YouTube has 800 million unique users visit each month.
YouTube added enhanced features such as “Slam” (an interactive video-discovery tool that randomly spits out two videos at time for one-on-one battles.), Google+ integration, more intuitive search options, “Analytics” (which gives creators detailed stats about their videos.), debuted a politics channel just in time for the presidential race, video editing capabilities, copyright offenders training, a merchandise store (which gives musicians an outlet to sell their music, concert tickets and branded merchandise within their YouTube channels.), live streaming content, creative commons content, and movie rentals. Whew, that is a lot of features. What’s more, there are a lot of features in that list that cable providers do not offer, and YouTube offers it all for free. That is a heck of a deal.
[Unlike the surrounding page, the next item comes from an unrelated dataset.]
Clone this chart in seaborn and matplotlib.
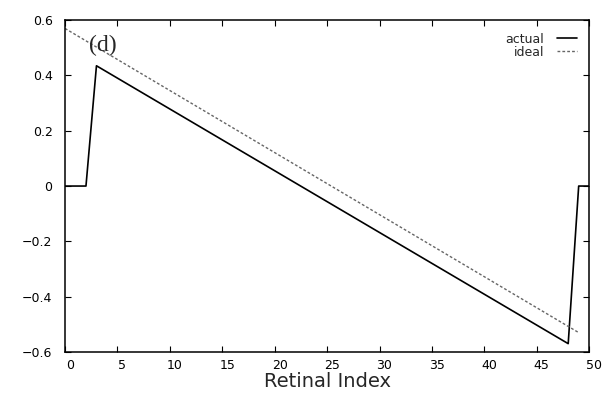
import seaborn as sns
import matplotlib.pyplot as plt
import matplotlib.transforms as mtransforms

# breakpoints of the two traces
actual_x = [0, 2, 3, 48, 49, 50]
actual_y = [0.0, 0.0, 0.435, -0.57, 0.0, 0.0]
ideal_x = [0, 49]
ideal_y = [0.57, -0.53]

x_ticks = [0, 5, 10, 15, 20, 25, 30, 35, 40, 45, 50]
y_ticks = [-0.6, -0.4, -0.2, 0, 0.2, 0.4, 0.6]
y_labels = ['\u22120.6', '\u22120.4', '\u22120.2', '0', '0.2', '0.4', '0.6']


def style():
    sns.set_style('ticks')
    plt.rcParams['font.family'] = ['DejaVu Sans']


def draw():
    fig = plt.figure(figsize=(6.15, 3.95), dpi=100)
    ax = fig.add_axes([0.1057, 0.109, 0.8523, 0.840])

    sns.lineplot(x=actual_x, y=actual_y, ax=ax, color='black', lw=1.2,
                 label='actual')
    sns.lineplot(x=ideal_x, y=ideal_y, ax=ax, color='#666666', lw=1.0,
                 linestyle=(0, (2, 1.5)), label='ideal')

    ax.set_xlim(0, 50)
    ax.set_ylim(-0.6, 0.6)
    ax.set_xticks(x_ticks)
    ax.set_yticks(y_ticks)
    ax.set_yticklabels(y_labels)
    ax.tick_params(direction='in', length=4, width=0.8, top=True, right=True,
                   labelsize=9, colors='black')
    ax.tick_params(axis='y', pad=9)
    ax.tick_params(axis='x', pad=5)
    # tick labels on the original sit a little right of their ticks
    shift = mtransforms.ScaledTranslation(5 / 100, 0, fig.dpi_scale_trans)
    for lab in ax.get_xticklabels():
        lab.set_transform(lab.get_transform() + shift)

    for sp in ax.spines.values():
        sp.set_color('black')
        sp.set_linewidth(1.1)

    ax.set_xlabel('Retinal Index', fontsize=14, labelpad=0)
    ax.set_ylabel('')

    ax.text(3.6, 0.51, '(d)', fontsize=17, family='Liberation Serif',
            ha='center', va='center')

    ax.legend(loc='upper right', frameon=False, markerfirst=False,
              fontsize=9, handlelength=1.6, labelspacing=0.0,
              borderaxespad=0.6, handletextpad=1.0)

    fig.savefig('out.png', dpi=100)


style()
draw()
How is this possible? How can YouTube offer such robust service without charging the consumer a dime? It turns out that advertising is a huge hit on the service as well. YouTube monetizes more than 3 billion video views per week through pre-roll, promoted videos and other tactics. Regular advertising campaigns are finding enormous success on the service as well. And “more than 20,000 partners from 22 countries now are involvedYouTube Partner Program. YouTube says hundreds of its partners make more than $100,000 a year. Additionally, partners making over $1,000 a month is up 300% since 2010.” While cable providers are raising rates and increasing advertising and media companies are lamenting how expensive it has become to create quality content, YouTube has managed to find a happy medium that seems to satisfy everyone. If they can keep up the current pace, they may have created the foundation for a revolutionary new way of delivering media to consumers.
YouTube is also catering to musicians, by streaming concerts live and catering to music videos. The old model of music videos on television is now reinventing itself on YouTube as well.
Lastly, YouTube has worked its way into the most critical aspect of digital media today – the social network. Key stats:
Nearly 17 million people have connected a YouTube account to at least one social service such as Facebook and Twitter.
150 years of YouTube video are watched every day on Facebook.
Every minute more than 500 tweets contain YouTube links.
An auto-shared tweet results in six new YouTube sessions on average.
More than 12 million people are connected and auto-sharing to at least one social network.
Millions of subscriptions happen each day, and millions of videos are favorited each day.
More than 50% of videos on YouTube have been rated or include comments from the community.
100 million people take a social action on YouTube (likes, shares, comments, etc.) every week.
Boy that is quite the year. Media literates better take notice. If 2011 is any indication, YouTube is quietly building the next media powerhouse and may very well shape the landscape of media to come.
The article includes videos on these tidbits on info as well (of course it does! What’s an article about YouTube without videos?).